● **DATASET EXTRACT**:

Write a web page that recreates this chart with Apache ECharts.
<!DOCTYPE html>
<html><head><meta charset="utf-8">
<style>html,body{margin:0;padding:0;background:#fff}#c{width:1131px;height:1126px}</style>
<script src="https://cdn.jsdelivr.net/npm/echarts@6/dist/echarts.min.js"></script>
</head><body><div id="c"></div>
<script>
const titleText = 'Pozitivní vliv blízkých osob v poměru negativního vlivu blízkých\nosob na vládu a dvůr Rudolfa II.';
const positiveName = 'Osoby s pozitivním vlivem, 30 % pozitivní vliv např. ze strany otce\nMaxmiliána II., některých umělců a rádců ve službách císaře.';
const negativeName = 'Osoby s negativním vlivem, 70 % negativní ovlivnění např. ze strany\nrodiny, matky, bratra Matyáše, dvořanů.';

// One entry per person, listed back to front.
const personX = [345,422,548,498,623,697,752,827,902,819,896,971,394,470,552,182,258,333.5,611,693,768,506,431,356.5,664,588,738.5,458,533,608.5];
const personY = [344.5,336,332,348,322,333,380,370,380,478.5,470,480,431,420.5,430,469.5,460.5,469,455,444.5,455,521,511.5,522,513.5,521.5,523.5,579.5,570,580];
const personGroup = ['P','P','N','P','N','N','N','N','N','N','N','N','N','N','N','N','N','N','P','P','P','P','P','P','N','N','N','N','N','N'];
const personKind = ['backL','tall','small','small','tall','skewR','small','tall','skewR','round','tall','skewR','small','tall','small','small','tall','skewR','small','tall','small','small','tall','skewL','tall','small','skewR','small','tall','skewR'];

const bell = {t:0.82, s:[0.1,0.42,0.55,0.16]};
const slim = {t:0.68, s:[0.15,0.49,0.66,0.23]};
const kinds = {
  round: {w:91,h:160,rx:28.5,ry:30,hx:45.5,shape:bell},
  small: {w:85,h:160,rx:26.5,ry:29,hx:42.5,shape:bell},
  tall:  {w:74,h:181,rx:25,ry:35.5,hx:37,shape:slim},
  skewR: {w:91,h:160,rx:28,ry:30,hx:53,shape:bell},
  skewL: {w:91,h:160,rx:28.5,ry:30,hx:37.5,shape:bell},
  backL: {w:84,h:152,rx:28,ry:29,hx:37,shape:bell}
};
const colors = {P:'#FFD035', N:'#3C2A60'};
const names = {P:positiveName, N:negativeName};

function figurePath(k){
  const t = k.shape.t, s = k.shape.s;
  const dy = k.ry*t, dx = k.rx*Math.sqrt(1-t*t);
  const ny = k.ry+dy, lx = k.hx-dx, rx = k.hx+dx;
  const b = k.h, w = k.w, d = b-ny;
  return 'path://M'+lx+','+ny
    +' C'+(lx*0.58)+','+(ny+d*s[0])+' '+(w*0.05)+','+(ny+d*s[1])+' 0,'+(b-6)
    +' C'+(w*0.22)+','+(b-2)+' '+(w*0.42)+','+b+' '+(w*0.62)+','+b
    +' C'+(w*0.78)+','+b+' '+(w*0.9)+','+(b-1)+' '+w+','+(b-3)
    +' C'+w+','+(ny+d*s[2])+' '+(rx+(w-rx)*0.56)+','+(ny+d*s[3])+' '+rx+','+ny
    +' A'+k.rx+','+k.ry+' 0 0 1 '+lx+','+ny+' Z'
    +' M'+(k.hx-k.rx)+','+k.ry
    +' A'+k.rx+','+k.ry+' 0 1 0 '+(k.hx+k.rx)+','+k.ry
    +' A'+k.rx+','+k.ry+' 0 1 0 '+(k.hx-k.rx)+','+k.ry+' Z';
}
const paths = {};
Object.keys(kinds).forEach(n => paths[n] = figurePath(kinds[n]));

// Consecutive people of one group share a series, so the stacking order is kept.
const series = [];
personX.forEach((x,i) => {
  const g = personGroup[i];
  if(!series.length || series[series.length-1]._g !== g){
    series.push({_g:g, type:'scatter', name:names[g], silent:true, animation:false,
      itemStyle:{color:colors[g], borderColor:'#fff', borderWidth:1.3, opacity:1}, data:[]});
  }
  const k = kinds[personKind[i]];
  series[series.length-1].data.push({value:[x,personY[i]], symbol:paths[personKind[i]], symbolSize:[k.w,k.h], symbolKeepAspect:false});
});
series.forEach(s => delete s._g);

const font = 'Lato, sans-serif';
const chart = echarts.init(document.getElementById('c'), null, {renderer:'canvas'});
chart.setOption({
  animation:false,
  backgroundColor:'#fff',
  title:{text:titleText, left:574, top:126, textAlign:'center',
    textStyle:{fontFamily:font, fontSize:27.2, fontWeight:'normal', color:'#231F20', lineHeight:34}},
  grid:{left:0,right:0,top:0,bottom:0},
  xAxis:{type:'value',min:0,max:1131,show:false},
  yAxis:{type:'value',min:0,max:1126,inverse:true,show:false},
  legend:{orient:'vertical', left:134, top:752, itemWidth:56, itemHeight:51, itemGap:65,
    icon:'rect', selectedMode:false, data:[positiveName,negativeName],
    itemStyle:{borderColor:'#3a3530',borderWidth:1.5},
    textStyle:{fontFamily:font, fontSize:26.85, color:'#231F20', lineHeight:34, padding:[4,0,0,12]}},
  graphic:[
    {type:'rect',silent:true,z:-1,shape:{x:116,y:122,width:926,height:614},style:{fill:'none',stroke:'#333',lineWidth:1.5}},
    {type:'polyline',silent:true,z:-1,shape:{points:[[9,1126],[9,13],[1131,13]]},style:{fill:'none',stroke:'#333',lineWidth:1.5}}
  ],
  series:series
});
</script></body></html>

● **WHAT THE TASK ASKS**: Each line above must be printed exactly as it appears.

● **TASK ANSWER**:
Write a web page that recreates this chart with Apache ECharts.
<!DOCTYPE html>
<html><head><meta charset="utf-8">
<style>html,body{margin:0;padding:0;background:#fff}#c{width:1131px;height:1126px}</style>
<script src="https://cdn.jsdelivr.net/npm/echarts@6/dist/echarts.min.js"></script>
</head><body><div id="c"></div>
<script>
const titleText = 'Pozitivní vliv blízkých osob v poměru negativního vlivu blízkých\nosob na vládu a dvůr Rudolfa II.';
const positiveName = 'Osoby s pozitivním vlivem, 30 % pozitivní vliv např. ze strany otce\nMaxmiliána II., některých umělců a rádců ve službách císaře.';
const negativeName = 'Osoby s negativním vlivem, 70 % negativní ovlivnění např. ze strany\nrodiny, matky, bratra Matyáše, dvořanů.';

// One entry per person, listed back to front.
const personX = [345,422,548,498,623,697,752,827,902,819,896,971,394,470,552,182,258,333.5,611,693,768,506,431,356.5,664,588,738.5,458,533,608.5];
const personY = [344.5,336,332,348,322,333,380,370,380,478.5,470,480,431,420.5,430,469.5,460.5,469,455,444.5,455,521,511.5,522,513.5,521.5,523.5,579.5,570,580];
const personGroup = ['P','P','N','P','N','N','N','N','N','N','N','N','N','N','N','N','N','N','P','P','P','P','P','P','N','N','N','N','N','N'];
const personKind = ['backL','tall','small','small','tall','skewR','small','tall','skewR','round','tall','skewR','small','tall','small','small','tall','skewR','small','tall','small','small','tall','skewL','tall','small','skewR','small','tall','skewR'];

const bell = {t:0.82, s:[0.1,0.42,0.55,0.16]};
const slim = {t:0.68, s:[0.15,0.49,0.66,0.23]};
const kinds = {
  round: {w:91,h:160,rx:28.5,ry:30,hx:45.5,shape:bell},
  small: {w:85,h:160,rx:26.5,ry:29,hx:42.5,shape:bell},
  tall:  {w:74,h:181,rx:25,ry:35.5,hx:37,shape:slim},
  skewR: {w:91,h:160,rx:28,ry:30,hx:53,shape:bell},
  skewL: {w:91,h:160,rx:28.5,ry:30,hx:37.5,shape:bell},
  backL: {w:84,h:152,rx:28,ry:29,hx:37,shape:bell}
};
const colors = {P:'#FFD035', N:'#3C2A60'};
const names = {P:positiveName, N:negativeName};

function figurePath(k){
  const t = k.shape.t, s = k.shape.s;
  const dy = k.ry*t, dx = k.rx*Math.sqrt(1-t*t);
  const ny = k.ry+dy, lx = k.hx-dx, rx = k.hx+dx;
  const b = k.h, w = k.w, d = b-ny;
  return 'path://M'+lx+','+ny
    +' C'+(lx*0.58)+','+(ny+d*s[0])+' '+(w*0.05)+','+(ny+d*s[1])+' 0,'+(b-6)
    +' C'+(w*0.22)+','+(b-2)+' '+(w*0.42)+','+b+' '+(w*0.62)+','+b
    +' C'+(w*0.78)+','+b+' '+(w*0.9)+','+(b-1)+' '+w+','+(b-3)
    +' C'+w+','+(ny+d*s[2])+' '+(rx+(w-rx)*0.56)+','+(ny+d*s[3])+' '+rx+','+ny
    +' A'+k.rx+','+k.ry+' 0 0 1 '+lx+','+ny+' Z'
    +' M'+(k.hx-k.rx)+','+k.ry
    +' A'+k.rx+','+k.ry+' 0 1 0 '+(k.hx+k.rx)+','+k.ry
    +' A'+k.rx+','+k.ry+' 0 1 0 '+(k.hx-k.rx)+','+k.ry+' Z';
}
const paths = {};
Object.keys(kinds).forEach(n => paths[n] = figurePath(kinds[n]));

// Consecutive people of one group share a series, so the stacking order is kept.
const series = [];
personX.forEach((x,i) => {
  const g = personGroup[i];
  if(!series.length || series[series.length-1]._g !== g){
    series.push({_g:g, type:'scatter', name:names[g], silent:true, animation:false,
      itemStyle:{color:colors[g], borderColor:'#fff', borderWidth:1.3, opacity:1}, data:[]});
  }
  const k = kinds[personKind[i]];
  series[series.length-1].data.push({value:[x,personY[i]], symbol:paths[personKind[i]], symbolSize:[k.w,k.h], symbolKeepAspect:false});
});
series.forEach(s => delete s._g);

const font = 'Lato, sans-serif';
const chart = echarts.init(document.getElementById('c'), null, {renderer:'canvas'});
chart.setOption({
  animation:false,
  backgroundColor:'#fff',
  title:{text:titleText, left:574, top:126, textAlign:'center',
    textStyle:{fontFamily:font, fontSize:27.2, fontWeight:'normal', color:'#231F20', lineHeight:34}},
  grid:{left:0,right:0,top:0,bottom:0},
  xAxis:{type:'value',min:0,max:1131,show:false},
  yAxis:{type:'value',min:0,max:1126,inverse:true,show:false},
  legend:{orient:'vertical', left:134, top:752, itemWidth:56, itemHeight:51, itemGap:65,
    icon:'rect', selectedMode:false, data:[positiveName,negativeName],
    itemStyle:{borderColor:'#3a3530',borderWidth:1.5},
    textStyle:{fontFamily:font, fontSize:26.85, color:'#231F20', lineHeight:34, padding:[4,0,0,12]}},
  graphic:[
    {type:'rect',silent:true,z:-1,shape:{x:116,y:122,width:926,height:614},style:{fill:'none',stroke:'#333',lineWidth:1.5}},
    {type:'polyline',silent:true,z:-1,shape:{points:[[9,1126],[9,13],[1131,13]]},style:{fill:'none',stroke:'#333',lineWidth:1.5}}
  ],
  series:series
});
</script></body></html>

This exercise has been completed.